Snow report from rural Christian County, KY
When I went to work yesterday morning, I drove the first six miles very carefully. Overnight, a couple inches of slippery slush had accumulated on the rural blacktops. However, Highway 68/80, the main east-west route through Christian County, was mostly clear, due to salt and heavy traffic.
A second wave of heavy snowfall was supposed to start at noon, but it didn't materialize. We wondered if the forecast was completely wrong, but it started snowing heavily about the time I got off work. The roads were getting bad, so I decided I'd wait for Isaac to get off work too, so we could "caravan" home together.
Driving home in the snow
When we headed home at 9 p.m., a few car tracks down the center of the highway gave us a path through the white landscape. When we turned off the main highway, there were more snowdrifts to break and no car tracks to follow. Where the wind swept across open fields, we drove blindly through the fog of flying snowflakes.
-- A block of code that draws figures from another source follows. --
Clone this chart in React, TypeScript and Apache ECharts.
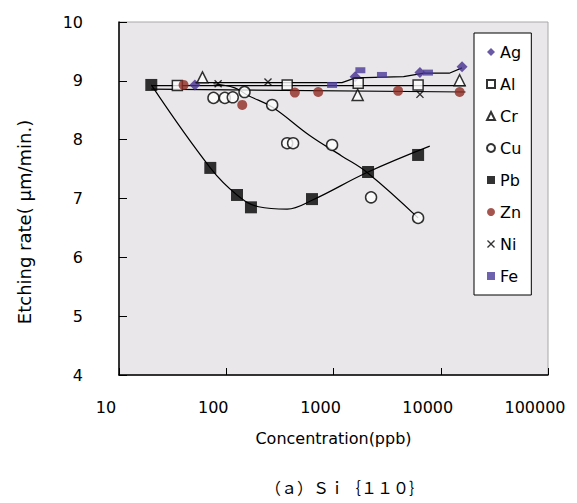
import React, { useEffect, useRef } from "react";
import * as echarts from "echarts";

// ---- data ----
const agX = [51, 1590, 6400, 15800];
const agY = [8.93, 9.07, 9.14, 9.24];
const alX = [35, 370, 1700, 6150];
const alY = [8.92, 8.93, 8.96, 8.93];
const crX = [60, 1680, 15000];
const crY = [9.06, 8.76, 9.01];
const cuX = [76, 97, 115, 148, 268, 370, 420, 970, 2240, 6150];
const cuY = [8.71, 8.71, 8.72, 8.81, 8.59, 7.94, 7.94, 7.91, 7.02, 6.67];
const pbX = [20, 71, 126, 170, 630, 2100, 6150];
const pbY = [8.93, 7.52, 7.06, 6.85, 6.99, 7.45, 7.74];
const znX = [40, 141, 436, 720, 4000, 15000];
const znY = [8.93, 8.59, 8.8, 8.81, 8.83, 8.81];
const niX = [84, 245, 6400];
const niY = [8.95, 8.98, 8.77];
const feX = [970, 1780, 2830, 7600];
const feY = [8.93, 9.18, 9.1, 9.14];

// trend lines
const pbTrendX = [20, 71, 126, 200, 370, 630, 2100, 7900];
const pbTrendY = [8.93, 7.52, 7.06, 6.86, 6.82, 6.97, 7.45, 7.89];
const cuTrendX = [76, 120, 160, 270, 600, 1200, 2100, 6150];
const cuTrendY = [8.95, 8.88, 8.75, 8.55, 8.07, 7.72, 7.43, 6.67];
const agTrendX = [51, 1200, 1600, 4500, 7000, 12000, 15800];
const agTrendY = [8.97, 8.97, 9.05, 9.07, 9.13, 9.13, 9.22];
const alTrendX = [20, 17000];
const alTrendY = [8.92, 8.92];
const znTrendX = [20, 17000];
const znTrendY = [8.86, 8.81];

const xTickLabels = ["10", "100", "1000", "10000", "100000"];
const yName = "Etching rate( μm/min.)";
const xName = "Concentration(ppb)";
const caption = "（ａ）Ｓｉ｛１１０｝";

const zip = (xs: number[], ys: number[]) => xs.map((x, i) => [x, ys[i]]);

const xMark =
  "path://M0,1.2 L1.2,0 L5,3.8 L8.8,0 L10,1.2 L6.2,5 L10,8.8 L8.8,10 L5,6.2 L1.2,10 L0,8.8 L3.8,5 Z";

const FONT = "DejaVu Sans";

export default function App() {
  const ref = useRef<HTMLDivElement>(null);
  useEffect(() => {
    if (!ref.current) return;
    const chart = echarts.init(ref.current, null, { renderer: "svg" });

    const scatter = (name: string, xs: number[], ys: number[], symbol: string, size: any, itemStyle: any) => ({
      name,
      type: "scatter",
      data: zip(xs, ys),
      symbol,
      symbolSize: size,
      itemStyle,
      z: 5,
    });
    const trend = (xs: number[], ys: number[], smooth: any = false) => ({
      type: "line",
      data: zip(xs, ys),
      showSymbol: false,
      symbol: "none",
      smooth,
      lineStyle: { color: "#000", width: 1.2 },
      silent: true,
      z: 3,
    });

    chart.setOption({
      animation: false,
      backgroundColor: "#ffffff",
      textStyle: { fontFamily: FONT },
      grid: {
        left: 119,
        top: 22,
        width: 429,
        height: 353,
        show: true,
        backgroundColor: "#EAE7EA",
        borderColor: "#A8A8A8",
        borderWidth: 1,
      },
      legend: {
        orient: "vertical",
        left: 474,
        top: 33,
        padding: [10, 10, 10, 12],
        itemWidth: 8,
        itemHeight: 8,
        itemGap: 14,
        backgroundColor: "#ffffff",
        borderColor: "#000",
        borderWidth: 1,
        textStyle: { fontSize: 16, lineHeight: 18, color: "#000", fontFamily: FONT },
        data: ["Ag", "Al", "Cr", "Cu", "Pb", "Zn", "Ni", "Fe"],
      },
      xAxis: {
        type: "log",
        logBase: 10,
        min: 10,
        max: 100000,
        name: xName,
        nameLocation: "middle",
        nameGap: 55,
        nameTextStyle: { fontSize: 16, color: "#000", fontFamily: FONT },
        axisLine: { lineStyle: { color: "#000", width: 1.5 } },
        axisTick: { inside: true, length: 7, lineStyle: { color: "#000" } },
        minorTick: { show: false },
        splitLine: { show: false },
        axisLabel: {
          margin: 24,
          fontSize: 16,
          color: "#000",
          fontFamily: FONT,
          padding: [0, 26, 0, 0],
          formatter: (v: number) => xTickLabels[Math.round(Math.log10(v)) - 1] ?? "",
        },
      },
      yAxis: {
        type: "value",
        min: 4,
        max: 10,
        interval: 1,
        axisLine: { show: true, lineStyle: { color: "#000", width: 1.5 } },
        axisTick: { show: true, inside: true, length: 8, lineStyle: { color: "#000" } },
        splitLine: { show: false },
        axisLabel: { margin: 36, fontSize: 16, color: "#000", fontFamily: FONT },
      },
      graphic: [
        {
          type: "text",
          x: 24,
          y: 222,
          rotation: Math.PI / 2,
          style: {
            text: yName,
            fontSize: 18,
            fontFamily: FONT,
            fill: "#000",
            align: "center",
            verticalAlign: "middle",
          },
        },
        {
          type: "text",
          x: 345,
          y: 487,
          style: {
            text: caption,
            fontSize: 16,
            fontFamily: "Noto Sans CJK JP",
            fill: "#000",
            align: "center",
            verticalAlign: "middle",
          },
        },
      ],
      series: [
        trend(pbTrendX, pbTrendY, 0.4),
        trend(cuTrendX, cuTrendY, 0.4),
        trend(agTrendX, agTrendY),
        trend(alTrendX, alTrendY),
        trend(znTrendX, znTrendY),
        scatter("Ag", agX, agY, "diamond", 11, { color: "#45308F" }),
        scatter("Al", alX, alY, "rect", 10, { color: "#ffffff", borderColor: "#000", borderWidth: 1.5 }),
        scatter("Cr", crX, crY, "triangle", 11, { color: "#ffffff", borderColor: "#000", borderWidth: 1.5 }),
        scatter("Cu", cuX, cuY, "circle", 11, { color: "#ffffff", borderColor: "#000", borderWidth: 1.5 }),
        scatter("Pb", pbX, pbY, "rect", 12, { color: "#000000" }),
        scatter("Zn", znX, znY, "circle", 10, { color: "#8E2A22" }),
        scatter("Ni", niX, niY, xMark, 8, { color: "#000000" }),
        scatter("Fe", feX, feY, "rect", [10, 6], { color: "#4A3A98" }),
      ],
    });
    return () => chart.dispose();
  }, []);
  return (
    <div
      ref={ref}
      style={{ position: "absolute", left: 0, top: 0, width: 577, height: 503, background: "#fff" }}
    />
  );
}
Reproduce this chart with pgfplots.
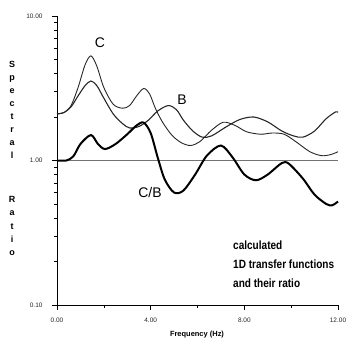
\documentclass[border=0pt]{standalone}
\usepackage{pgfplots}
\pgfplotsset{compat=1.18}
\usepackage{graphicx}
\usepackage{fontspec}
\setmainfont{Liberation Sans}
\begin{document}
\begin{tikzpicture}
\useasboundingbox (-57bp,-35bp) rectangle (293bp,305bp);
\begin{axis}[
  at={(0,0)}, anchor=south west,
  scale only axis, width=281bp, height=289bp,
  ymode=log, xmin=0, xmax=12, ymin=0.1, ymax=10,
  axis lines=left, axis line style={-, line width=0.8pt},
  xtick={0,4,8,12}, xticklabels={0.00,4.00,8.00,12.00},
  minor xtick={2,6,10},
  ytick={0.1,1,10}, yticklabels={0.10,1.00,10.00},
  minor ytick={0.2,0.3,0.4,0.5,0.6,0.7,0.8,0.9,2,3,4,5,6,7,8,9},
  tick align=outside,
  major tick length=5bp, minor tick length=3bp,
  tick style={black, line width=0.6pt},
  ticklabel style={font=\fontsize{6.5}{7}\selectfont, text=black!85},
  xticklabel style={yshift=-4bp},
  yticklabel style={xshift=-6bp},
  clip=false,
]
\addplot[black!55, line width=0.6pt] coordinates {(0,1) (12,1)};
\addplot[black!85, line width=0.9pt, smooth, tension=0.5] coordinates {
(0,2.1) (0.3,2.15) (0.6,2.4) (0.9,3.2) (1.2,4.6) (1.45,5.3) (1.7,4.5) (2.0,3.2)
(2.4,2.45) (2.8,2.3) (3.1,2.4) (3.4,2.8) (3.7,3.15) (3.95,2.9) (4.2,2.3) (4.5,1.85)
(4.9,1.5) (5.3,1.33) (5.7,1.27) (6.1,1.35) (6.6,1.62) (7.1,1.84) (7.6,1.75) (8.1,1.58)
(8.7,1.52) (9.2,1.55) (9.7,1.52) (10.2,1.35) (10.8,1.15) (11.3,1.08) (11.7,1.1) (12,1.15)};
\addplot[black!85, line width=1.1pt, smooth, tension=0.5] coordinates {
(0,2.1) (0.3,2.15) (0.6,2.35) (0.9,2.8) (1.2,3.3) (1.45,3.55) (1.7,3.3) (2.0,2.7)
(2.4,2.1) (2.8,1.8) (3.1,1.68) (3.5,1.72) (3.9,1.9) (4.3,2.2) (4.75,2.4) (5.1,2.25)
(5.4,1.9) (5.8,1.6) (6.2,1.45) (6.6,1.48) (7.2,1.7) (7.8,1.92) (8.4,2.0) (9.0,1.85)
(9.6,1.6) (10.1,1.48) (10.5,1.45) (11.0,1.6) (11.5,1.95) (11.9,2.17) (12,2.15)};
\addplot[black, line width=2pt, smooth, tension=0.5] coordinates {
(0,1.0) (0.4,1.0) (0.7,1.07) (1.0,1.3) (1.45,1.5) (1.75,1.3) (2.05,1.2) (2.5,1.3)
(3.0,1.52) (3.4,1.75) (3.7,1.83) (4.0,1.55) (4.3,1.05) (4.6,0.74) (5.0,0.6) (5.4,0.62)
(5.9,0.8) (6.4,1.08) (7.0,1.27) (7.5,1.05) (8.0,0.8) (8.5,0.73) (9.0,0.8) (9.6,0.96)
(9.9,0.95) (10.5,0.75) (11.0,0.58) (11.5,0.5) (11.75,0.49) (12,0.52)};
\end{axis}
\node[font=\fontsize{14}{14}\selectfont] at (43bp,262bp) {C};
\node[font=\fontsize{14}{14}\selectfont] at (125bp,205bp) {B};
\node[font=\fontsize{14}{14}\selectfont] at (93bp,112bp) {C/B};
\node[anchor=west, inner sep=0pt] at (176bp,40bp) {\scalebox{0.84}[1]{\fontsize{12}{19}\selectfont\bfseries\begin{tabular}{@{}l@{}}calculated\\1D transfer functions\\and their ratio\end{tabular}}};
\node[font=\fontsize{7.5}{8}\selectfont\bfseries] at (140bp,-30bp) {Frequency (Hz)};
\node[font=\fontsize{9}{13}\selectfont\bfseries, align=center] at (-45bp,195bp) {S\\p\\e\\c\\t\\r\\a\\l};
\node[font=\fontsize{9}{13.5}\selectfont\bfseries, align=center] at (-45bp,79bp) {R\\a\\t\\i\\o};
\end{tikzpicture}
\end{document}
This was a bad winter storm for Kentucky. Driving in a snowstorm like that was a new experience for Isaac, but I had deja vu. I've driven through similar snowstorms many times -- but not recently.
Getting to work today
At 8:30 this morning, Dennis walked down to the mailbox to check out the situation. He reported that my car wouldn't make it through the large drifts across our lane. The blacktop road hadn't been plowed and hadn't had any traffic. Today I was one of those people who call their job and claim that the roads are too bad to get to work.
Isaac parked in his usual place close to the house last night. When he tried to get his car out of the driveway this morning, he got stuck in a snowdrift along the north side of the house.
I parked at the head of the driveway last night, not by the house, so after a telephone repair truck broke a trail from the highway to the telephone post at our house and back again, I made it down the hill and took Isaac to work. I have to pick him up again this evening. His car is still stuck!
The snow is melting quickly because the ground is not frozen. There's mud under the snow, and when the snow is gone, we'll have a very muddy situation indeed. That includes the lawn that we chewed up today, trying to drive Isaac's car through the long snowdrift that we usually refer to as "our driveway."
Snowfall reports by trained weather spotters in Christian County vary from 4.5 inches to 7.5 inches. Unofficially, I can report that this is the most snow we've had for several years.